### TASK TO CARRY OUT:
Repeat everything from the first line of the listing below through the line that contains "const groupPos = [0, 1.2, 2.22, 3.23, 3.97, 5.15];", exactly. Leave out pictures.

[Start]

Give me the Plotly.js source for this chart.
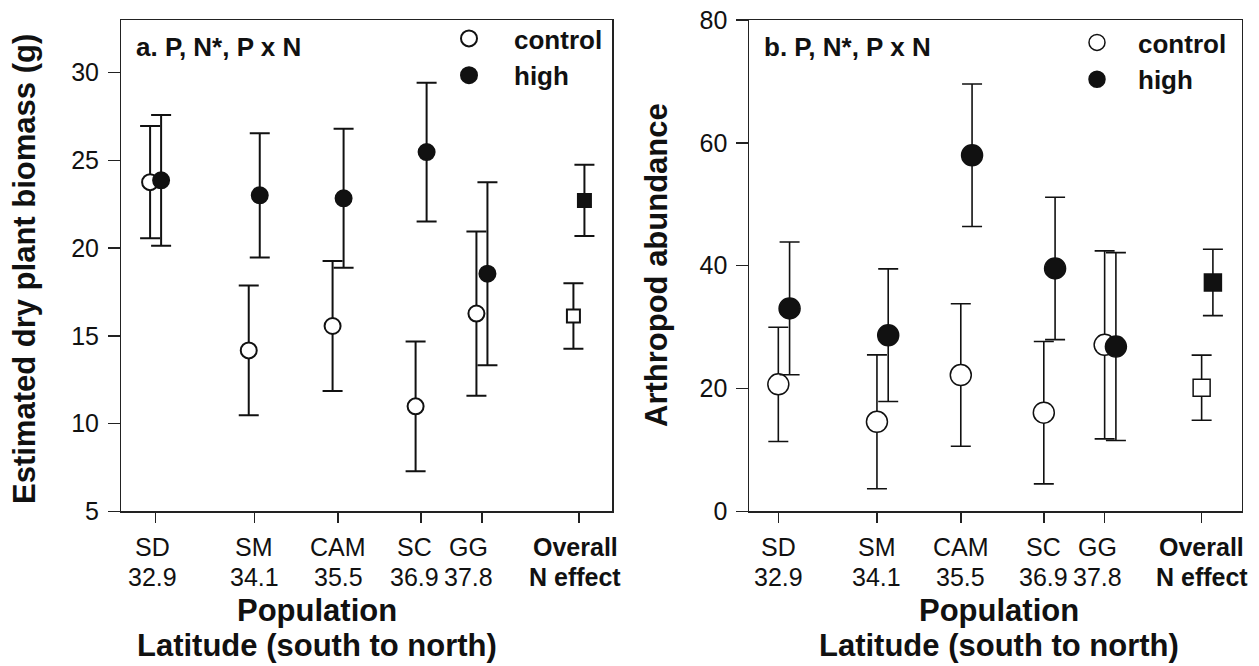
<!DOCTYPE html>
<html>
<head>
<meta charset="utf-8">
<script src="https://cdn.plot.ly/plotly-3.0.1.min.js"></script>
<style>
  html, body { margin: 0; padding: 0; background: #fff; }
  #chart { width: 1259px; height: 666px; }
</style>
</head>
<body>
<div id="chart"></div>
<script>
// ---- data ----
const populations = ['SD', 'SM', 'CAM', 'SC', 'GG'];
const latitudes = ['32.9', '34.1', '35.5', '36.9', '37.8'];
const overallLabel = ['Overall', 'N effect'];
// x positions of the groups along the latitude axis (SD..GG, then Overall)
const groupPos = [0, 1.2, 2.22, 3.23, 3.97, 5.15];

// panel a: estimated dry plant biomass (g)
const biomassControl = [23.76, 14.17, 15.56, 10.98, 16.27];
const biomassControlErr = [3.2, 3.7, 3.7, 3.7, 4.68];
const biomassHigh = [23.86, 23.01, 22.84, 25.47, 18.54];
const biomassHighErr = [3.73, 3.54, 3.96, 3.96, 5.22];
const biomassOverallControl = [16.13];
const biomassOverallControlErr = [1.87];
const biomassOverallHigh = [22.72];
const biomassOverallHighErr = [2.03];

// panel b: arthropod abundance
const arthControl = [20.67, 14.57, 22.19, 16.06, 27.1];
const arthControlErr = [9.3, 10.9, 11.6, 11.6, 15.3];
const arthHigh = [33.04, 28.67, 57.98, 39.55, 26.82];
const arthHighErr = [10.8, 10.8, 11.6, 11.6, 15.3];
const arthOverallControl = [20.13];
const arthOverallControlErr = [5.3];
const arthOverallHigh = [37.27];
const arthOverallHighErr = [5.4];

const yTicksA = [5, 10, 15, 20, 25, 30];
const yTicksB = [0, 20, 40, 60, 80];

// ---- styling / layout ----
const W = 1259, H = 666;
const FONT = 'Liberation Sans, Arial, Helvetica, sans-serif';
const NARROW = 'Liberation Sans Narrow, Arial Narrow, Liberation Sans, Arial, sans-serif';
const INK = '#111';
const AX = '#222';
const px = v => v / W;
const py = v => 1 - v / H;

const popPos = groupPos.slice(0, 5);
const ovPos = groupPos[5];
const shift = (arr, d) => arr.map(v => v + d);

function series(xa, ya, x, y, err, filled, symbol, size, lw, ew, name, legend, showlegend) {
  return {
    type: 'scatter', mode: 'markers', xaxis: xa, yaxis: ya,
    x: x, y: y, name: name, legend: legend, showlegend: showlegend,
    marker: { symbol: symbol, size: size, color: filled ? INK : '#fff', line: { color: INK, width: lw } },
    error_y: { type: 'data', array: err, visible: true, color: INK, thickness: ew, width: 10 },
    hoverinfo: 'skip'
  };
}

const offA = [-0.068, 0.066];
const offB = [0, 0.137];

const traces = [
  series('x', 'y', shift(popPos, offA[0]), biomassControl, biomassControlErr, false, 'circle', 16, 2, 2, 'control', 'legend', true),
  series('x', 'y', shift(popPos, offA[1]), biomassHigh, biomassHighErr, true, 'circle', 16, 2, 2, 'high', 'legend', true),
  series('x', 'y', [ovPos + offA[0]], biomassOverallControl, biomassOverallControlErr, false, 'square', 13, 2, 2, 'control', 'legend', false),
  series('x', 'y', [ovPos + offA[1]], biomassOverallHigh, biomassOverallHighErr, true, 'square', 13, 2, 2, 'high', 'legend', false),
  series('x2', 'y2', shift(popPos, offB[0]), arthControl, arthControlErr, false, 'circle', 21, 1.5, 1.6, 'control', 'legend2', true),
  series('x2', 'y2', shift(popPos, offB[1]), arthHigh, arthHighErr, true, 'circle', 21, 1.5, 1.6, 'high', 'legend2', true),
  series('x2', 'y2', [ovPos + offB[0]], arthOverallControl, arthOverallControlErr, false, 'square', 17, 1.5, 1.6, 'control', 'legend2', false),
  series('x2', 'y2', [ovPos + offB[1]], arthOverallHigh, arthOverallHighErr, true, 'square', 17, 1.5, 1.6, 'high', 'legend2', false)
];

function xaxisDef(domain, range, anchor) {
  return {
    domain: domain, range: range, anchor: anchor,
    tickmode: 'array', tickvals: groupPos, showticklabels: false,
    ticks: 'outside', ticklen: 10, tickwidth: 1.5, tickcolor: AX,
    showline: true, linecolor: AX, linewidth: 1.5, mirror: true,
    showgrid: false, zeroline: false, fixedrange: true
  };
}
function yaxisDef(domain, range, ticks, anchor) {
  return {
    domain: domain, range: range, anchor: anchor,
    tickmode: 'array', tickvals: ticks, ticktext: ticks.map(String),
    ticks: 'outside', ticklen: 11.5, tickwidth: 1.5, tickcolor: AX,
    ticklabelstandoff: 4,
    tickfont: { family: FONT, size: 25, color: INK },
    showline: true, linecolor: AX, linewidth: 1.5, mirror: true,
    showgrid: false, zeroline: false, fixedrange: true
  };
}

const yDom = [py(511.3), py(20)];
const annotations = [];
// small horizontal nudges of crowded tick labels (pixels), as in the reference
function tickLabels(xref, nudges) {
  populations.forEach((p, i) => {
    annotations.push({ xref: xref, yref: 'paper', x: groupPos[i], y: py(547), text: p, showarrow: false,
      xanchor: 'center', yanchor: 'middle', xshift: nudges[i], font: { family: FONT, size: 25, color: INK } });
    annotations.push({ xref: xref, yref: 'paper', x: groupPos[i], y: py(577), text: latitudes[i], showarrow: false,
      xanchor: 'center', yanchor: 'middle', xshift: nudges[i], font: { family: FONT, size: 25, color: INK } });
  });
  annotations.push({ xref: xref, yref: 'paper', x: groupPos[5], y: py(547), text: overallLabel[0], showarrow: false,
    xanchor: 'center', yanchor: 'middle', xshift: nudges[5], font: { family: NARROW, size: 25, color: INK, weight: 'bold' } });
  annotations.push({ xref: xref, yref: 'paper', x: groupPos[5], y: py(577), text: overallLabel[1], showarrow: false,
    xanchor: 'center', yanchor: 'middle', xshift: nudges[5], font: { family: NARROW, size: 25, color: INK, weight: 'bold' } });
}
tickLabels('x', [-3, 0, 0, -7, -14, -4]);
tickLabels('x2', [0, 0, 0, 0, -7, 0]);

function addText(x, y, text, size, opts) {
  annotations.push(Object.assign({ xref: 'paper', yref: 'paper', x: px(x), y: py(y), text: text, showarrow: false,
    xanchor: 'center', yanchor: 'middle', font: { family: FONT, size: size, color: INK, weight: 'bold' } }, opts || {}));
}
// x titles
addText(317, 610, 'Population', 31);
addText(317, 645, 'Latitude (south to north)', 31);
addText(999, 610, 'Population', 31);
addText(999, 645, 'Latitude (south to north)', 31);
// y titles
addText(25, 269, 'Estimated dry plant biomass (g)', 31, { textangle: -90 });
addText(656, 265, 'Arthropod abundance', 31, { textangle: -90 });
// panel labels
addText(134, 47, 'a. P, N*, P x N', 26, { xanchor: 'left' });
addText(762, 47, 'b. P, N*, P x N', 26, { xanchor: 'left' });

const legendStyle = (x, y, iw) => ({
  x: px(x), y: py(y), xanchor: 'left', yanchor: 'top', orientation: 'v',
  bgcolor: 'rgba(0,0,0,0)', borderwidth: 0,
  font: { family: FONT, size: 26, color: INK, weight: 'bold' },
  itemwidth: iw, tracegroupgap: 0
});

const layout = {
  width: W, height: H,
  margin: { l: 0, r: 0, t: 0, b: 0, pad: 0 },
  paper_bgcolor: '#fff', plot_bgcolor: '#fff',
  showlegend: true,
  legend: legendStyle(424, 15, 80),
  legend2: legendStyle(1056, 19, 72),
  xaxis: xaxisDef([px(121), px(612.3)], [-0.422, 5.555], 'y'),
  yaxis: yaxisDef(yDom, [5, 33], yTicksA, 'x'),
  xaxis2: xaxisDef([px(749.3), px(1241.5)], [-0.353, 5.635], 'y2'),
  yaxis2: yaxisDef(yDom, [0, 80], yTicksB, 'x2'),
  annotations: annotations
};

Plotly.newPlot('chart', traces, layout, { staticPlot: true, displayModeBar: false });
</script>
</body>
</html>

[End]

### TASK OUTPUT:
Give me the Plotly.js source for this chart.
<!DOCTYPE html>
<html>
<head>
<meta charset="utf-8">
<script src="https://cdn.plot.ly/plotly-3.0.1.min.js"></script>
<style>
  html, body { margin: 0; padding: 0; background: #fff; }
  #chart { width: 1259px; height: 666px; }
</style>
</head>
<body>
<div id="chart"></div>
<script>
// ---- data ----
const populations = ['SD', 'SM', 'CAM', 'SC', 'GG'];
const latitudes = ['32.9', '34.1', '35.5', '36.9', '37.8'];
const overallLabel = ['Overall', 'N effect'];
// x positions of the groups along the latitude axis (SD..GG, then Overall)
const groupPos = [0, 1.2, 2.22, 3.23, 3.97, 5.15];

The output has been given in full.